Aim of the task:
Give the data again exactly as written, skipping any pictures.

Dataset extract:
——————————
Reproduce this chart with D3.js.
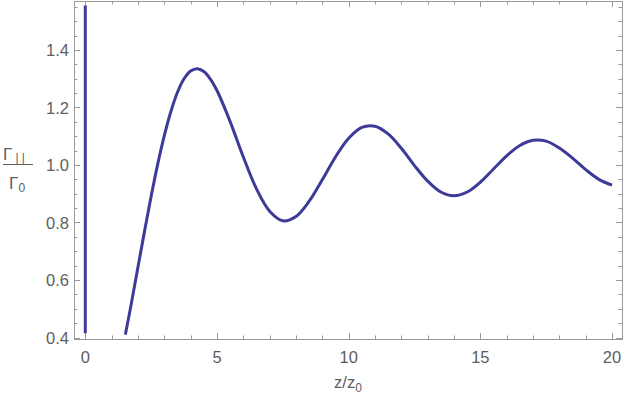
<!DOCTYPE html>
<html>
<head>
<meta charset="utf-8">
<script src="https://cdn.jsdelivr.net/npm/d3@7"></script>
<style>
  body { margin: 0; background: #fff; }
  text { font-family: "Liberation Sans", Arial, sans-serif; }
</style>
</head>
<body>
<svg id="chart" width="625" height="404"></svg>
<script>
// values
var zVals = [1.52, 1.75, 2, 2.25, 2.5, 2.75, 3, 3.25, 3.5, 3.75, 4, 4.25, 4.5, 4.75, 5, 5.5, 6, 6.5, 7, 7.5, 8, 8.5, 9, 9.5, 10,
             10.5, 11, 11.5, 12, 12.5, 13, 13.5, 14, 14.5, 15, 15.5, 16, 16.5, 17, 17.5, 18, 18.5, 19, 19.5, 20];
var gammaVals = [0.41, 0.519, 0.645, 0.770, 0.891, 1.003, 1.102, 1.186, 1.253, 1.300, 1.327, 1.335, 1.325, 1.299, 1.259, 1.151, 1.028,
                 0.917, 0.839, 0.806, 0.821, 0.874, 0.949, 1.028, 1.093, 1.131, 1.135, 1.108, 1.058, 0.998, 0.944,
                 0.906, 0.893, 0.906, 0.940, 0.986, 1.032, 1.068, 1.086, 1.083, 1.059, 1.024, 0.984, 0.950, 0.930];
// the vertical stroke at z = 0
var spikeZ = [0, 0];
var spikeVals = [0.415, 1.555];

var xTicks = [0, 5, 10, 15, 20];
var yTicks = [0.4, 0.6, 0.8, 1.0, 1.2, 1.4];

// note: "top" is taken by window.top, so use other names
var fL = 74, fR = 622, fT = 1, fB = 339;
var frameCol = "#9a9a9a", textCol = "#5e5e5e", lineCol = "#3d3b97";

var svg = d3.select("#chart");

var x = d3.scaleLinear().domain([0, 20]).range([85.3, 612]);
var y = d3.scaleLinear().domain([0.4, 1.4]).range([337.5, 50]);

// frame
svg.append("rect")
    .attr("x", fL + 0.5).attr("y", fT + 0.5)
    .attr("width", fR - fL).attr("height", fB - fT)
    .attr("fill", "none").attr("stroke", frameCol).attr("stroke-width", 1);

var xMinor = d3.range(0, 21, 1).filter(d => d % 5 != 0);
var yMinor = d3.range(0.4, 1.56, 0.05).filter(d => Math.abs(Math.round(d * 5) - d * 5) > 0.01);

var ticks = svg.append("g").attr("stroke", frameCol).attr("stroke-width", 1);
function vTicks(vals, len) {
    vals.forEach(v => {
        var px = Math.round(x(v)) + 0.5;
        ticks.append("line").attr("x1", px).attr("x2", px).attr("y1", fB).attr("y2", fB - len);
        ticks.append("line").attr("x1", px).attr("x2", px).attr("y1", fT).attr("y2", fT + len);
    });
}
function hTicks(vals, len) {
    vals.forEach(v => {
        var py = Math.round(y(v)) + 0.5;
        ticks.append("line").attr("y1", py).attr("y2", py).attr("x1", fL).attr("x2", fL + len);
        ticks.append("line").attr("y1", py).attr("y2", py).attr("x1", fR).attr("x2", fR - len);
    });
}
vTicks(xTicks, 6);
vTicks(xMinor, 3.5);
hTicks(yTicks, 6);
hTicks(yMinor, 3.5);

// tick labels
svg.append("g").selectAll("text").data(xTicks).join("text")
    .attr("x", d => x(d)).attr("y", 363)
    .attr("text-anchor", "middle")
    .attr("font-size", 16.5).attr("fill", textCol)
    .text(d => d);
svg.append("g").selectAll("text").data(yTicks).join("text")
    .attr("x", 69).attr("y", d => y(d) + 6)
    .attr("text-anchor", "end")
    .attr("font-size", 16.5).attr("fill", textCol)
    .text(d => d3.format(".1f")(d));

// axis labels
var xl = svg.append("text").attr("x", 348).attr("y", 388)
    .attr("text-anchor", "middle").attr("font-size", 16.5).attr("fill", textCol);
xl.append("tspan").text("z/z");
xl.append("tspan").attr("font-size", 12).attr("dy", 4).text("0");

var yl = svg.append("g").attr("fill", textCol);
var num = yl.append("text").attr("x", 3).attr("y", 159.5).attr("font-size", 17);
num.append("tspan").text("Γ");
num.append("tspan").attr("font-size", 12).attr("dy", 2).attr("dx", 3).text("| |");
yl.append("line").attr("x1", 3).attr("x2", 33).attr("y1", 164.5).attr("y2", 164.5)
    .attr("stroke", textCol).attr("stroke-width", 1);
var den = yl.append("text").attr("x", 9).attr("y", 189).attr("font-size", 17);
den.append("tspan").text("Γ");
den.append("tspan").attr("font-size", 12).attr("dy", 3).text("0");

// curves
svg.append("clipPath").attr("id", "clip")
    .append("rect").attr("x", fL).attr("y", fT).attr("width", fR - fL).attr("height", fB - fT);

var line = d3.line().x(d => x(d[0])).y(d => y(d[1])).curve(d3.curveCatmullRom.alpha(0.5));
var plot = svg.append("g").attr("clip-path", "url(#clip)");

plot.append("path")
    .datum(d3.zip(zVals, gammaVals))
    .attr("d", line)
    .attr("fill", "none").attr("stroke", lineCol).attr("stroke-width", 3);
plot.append("path")
    .datum(d3.zip(spikeZ, spikeVals))
    .attr("d", d3.line().x(d => x(d[0])).y(d => y(d[1])))
    .attr("fill", "none").attr("stroke", lineCol).attr("stroke-width", 3);
</script>
</body>
</html>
——————————
Answer to this exercise:
Reproduce this chart with D3.js.
<!DOCTYPE html>
<html>
<head>
<meta charset="utf-8">
<script src="https://cdn.jsdelivr.net/npm/d3@7"></script>
<style>
  body { margin: 0; background: #fff; }
  text { font-family: "Liberation Sans", Arial, sans-serif; }
</style>
</head>
<body>
<svg id="chart" width="625" height="404"></svg>
<script>
// values
var zVals = [1.52, 1.75, 2, 2.25, 2.5, 2.75, 3, 3.25, 3.5, 3.75, 4, 4.25, 4.5, 4.75, 5, 5.5, 6, 6.5, 7, 7.5, 8, 8.5, 9, 9.5, 10,
             10.5, 11, 11.5, 12, 12.5, 13, 13.5, 14, 14.5, 15, 15.5, 16, 16.5, 17, 17.5, 18, 18.5, 19, 19.5, 20];
var gammaVals = [0.41, 0.519, 0.645, 0.770, 0.891, 1.003, 1.102, 1.186, 1.253, 1.300, 1.327, 1.335, 1.325, 1.299, 1.259, 1.151, 1.028,
                 0.917, 0.839, 0.806, 0.821, 0.874, 0.949, 1.028, 1.093, 1.131, 1.135, 1.108, 1.058, 0.998, 0.944,
                 0.906, 0.893, 0.906, 0.940, 0.986, 1.032, 1.068, 1.086, 1.083, 1.059, 1.024, 0.984, 0.950, 0.930];
// the vertical stroke at z = 0
var spikeZ = [0, 0];
var spikeVals = [0.415, 1.555];

var xTicks = [0, 5, 10, 15, 20];
var yTicks = [0.4, 0.6, 0.8, 1.0, 1.2, 1.4];

// note: "top" is taken by window.top, so use other names
var fL = 74, fR = 622, fT = 1, fB = 339;
var frameCol = "#9a9a9a", textCol = "#5e5e5e", lineCol = "#3d3b97";

var svg = d3.select("#chart");

var x = d3.scaleLinear().domain([0, 20]).range([85.3, 612]);
var y = d3.scaleLinear().domain([0.4, 1.4]).range([337.5, 50]);

// frame
svg.append("rect")
    .attr("x", fL + 0.5).attr("y", fT + 0.5)
    .attr("width", fR - fL).attr("height", fB - fT)
    .attr("fill", "none").attr("stroke", frameCol).attr("stroke-width", 1);

var xMinor = d3.range(0, 21, 1).filter(d => d % 5 != 0);
var yMinor = d3.range(0.4, 1.56, 0.05).filter(d => Math.abs(Math.round(d * 5) - d * 5) > 0.01);

var ticks = svg.append("g").attr("stroke", frameCol).attr("stroke-width", 1);
function vTicks(vals, len) {
    vals.forEach(v => {
        var px = Math.round(x(v)) + 0.5;
        ticks.append("line").attr("x1", px).attr("x2", px).attr("y1", fB).attr("y2", fB - len);
        ticks.append("line").attr("x1", px).attr("x2", px).attr("y1", fT).attr("y2", fT + len);
    });
}
function hTicks(vals, len) {
    vals.forEach(v => {
        var py = Math.round(y(v)) + 0.5;
        ticks.append("line").attr("y1", py).attr("y2", py).attr("x1", fL).attr("x2", fL + len);
        ticks.append("line").attr("y1", py).attr("y2", py).attr("x1", fR).attr("x2", fR - len);
    });
}
vTicks(xTicks, 6);
vTicks(xMinor, 3.5);
hTicks(yTicks, 6);
hTicks(yMinor, 3.5);

// tick labels
svg.append("g").selectAll("text").data(xTicks).join("text")
    .attr("x", d => x(d)).attr("y", 363)
    .attr("text-anchor", "middle")
    .attr("font-size", 16.5).attr("fill", textCol)
    .text(d => d);
svg.append("g").selectAll("text").data(yTicks).join("text")
    .attr("x", 69).attr("y", d => y(d) + 6)
    .attr("text-anchor", "end")
    .attr("font-size", 16.5).attr("fill", textCol)
    .text(d => d3.format(".1f")(d));

// axis labels
var xl = svg.append("text").attr("x", 348).attr("y", 388)
    .attr("text-anchor", "middle").attr("font-size", 16.5).attr("fill", textCol);
xl.append("tspan").text("z/z");
xl.append("tspan").attr("font-size", 12).attr("dy", 4).text("0");

var yl = svg.append("g").attr("fill", textCol);
var num = yl.append("text").attr("x", 3).attr("y", 159.5).attr("font-size", 17);
num.append("tspan").text("Γ");
num.append("tspan").attr("font-size", 12).attr("dy", 2).attr("dx", 3).text("| |");
yl.append("line").attr("x1", 3).attr("x2", 33).attr("y1", 164.5).attr("y2", 164.5)
    .attr("stroke", textCol).attr("stroke-width", 1);
var den = yl.append("text").attr("x", 9).attr("y", 189).attr("font-size", 17);
den.append("tspan").text("Γ");
den.append("tspan").attr("font-size", 12).attr("dy", 3).text("0");

// curves
svg.append("clipPath").attr("id", "clip")
    .append("rect").attr("x", fL).attr("y", fT).attr("width", fR - fL).attr("height", fB - fT);

var line = d3.line().x(d => x(d[0])).y(d => y(d[1])).curve(d3.curveCatmullRom.alpha(0.5));
var plot = svg.append("g").attr("clip-path", "url(#clip)");

plot.append("path")
    .datum(d3.zip(zVals, gammaVals))
    .attr("d", line)
    .attr("fill", "none").attr("stroke", lineCol).attr("stroke-width", 3);
plot.append("path")
    .datum(d3.zip(spikeZ, spikeVals))
    .attr("d", d3.line().x(d => x(d[0])).y(d => y(d[1])))
    .attr("fill", "none").attr("stroke", lineCol).attr("stroke-width", 3);
</script>
</body>
</html>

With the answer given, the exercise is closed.